Was Chapter 5 scored lower because of the lack of sex content, or because it didn't satisfy the expectations readers were building with the characters and situations from the previous chapter? Most of Chapter 8's success is certainly because of how the preceding chapter arranged and built expectations.

I'm starting to think introducing and satisfying reader expectations is a more critical factor in writing erotica than the sex scenes themselves are. Which is of course, difficult, and in some part, wildly subjective from reader to reader. Great food for thought, though.

From last year around this time, all of the older individual chapter scores have also risen. Chapters 2 and 6 even climbed high enough to receive yellow H "Hot" tags, long after their fifteen minutes of fame in the Most Recent Entries lineup.

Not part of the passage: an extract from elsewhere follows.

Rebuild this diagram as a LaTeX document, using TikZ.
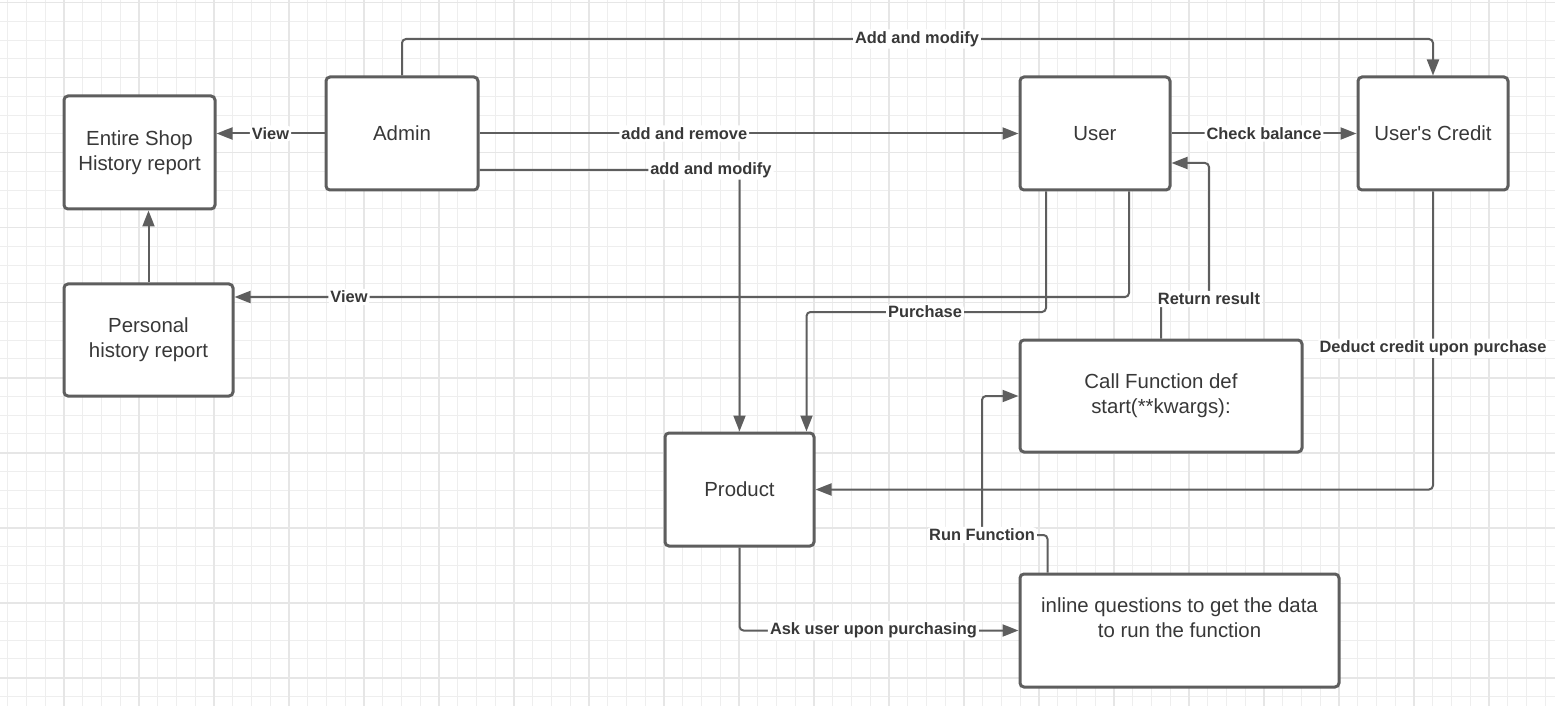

Ch 01 4.29 -> 4.36 Before the Convention

Ch 02 4.46 -> 4.54 Gijinka Capture

Ch 03 4.30 -> 4.43 Wolf, the Sheep, and the Shepherd

Ch 04 4.57 -> 4.63 Painting the Roses Pink

Ch 05 4.30 -> 4.35 Fighting His Past

Ch 06 4.48 -> 4.54 Flight from the Poisoned Oasis

Ch 07 4.69 -> 4.75 Effort and Opportunity

So in conclusion, chapter vote scores matter. For what, exactly, I have no idea. I've heard that many readers won't waste time clicking on something with a less than 4.5 rating, and stuff heading into a 4.9 will make it into toplists, that in theory attract many more readers. But at the same time, a compelling story needs to have ups and downs--giving myself an obligatory sex content quota per chapter would be a terrible idea.

The really great Lit authors have, of course, solved that problem entirely by consolidating their writing into larger chapters. That way the slower parts building anticipation aren't separate, lower scores from the portions that are satisfying those expectations built. Still kicking myself for not realizing to organize my chapters that way back then, ugh.

In the meantime, I've been whittling away Chapter 10's mountains of problems into molehills of problems. Most of the chapter is done and ready, but there's a lot of transitions, pacing and dialogue in the last quarter that just feel too feeble right now--even more so because tireless repetition and brainstorming of earlier segments of the chapter have made them impressively robust.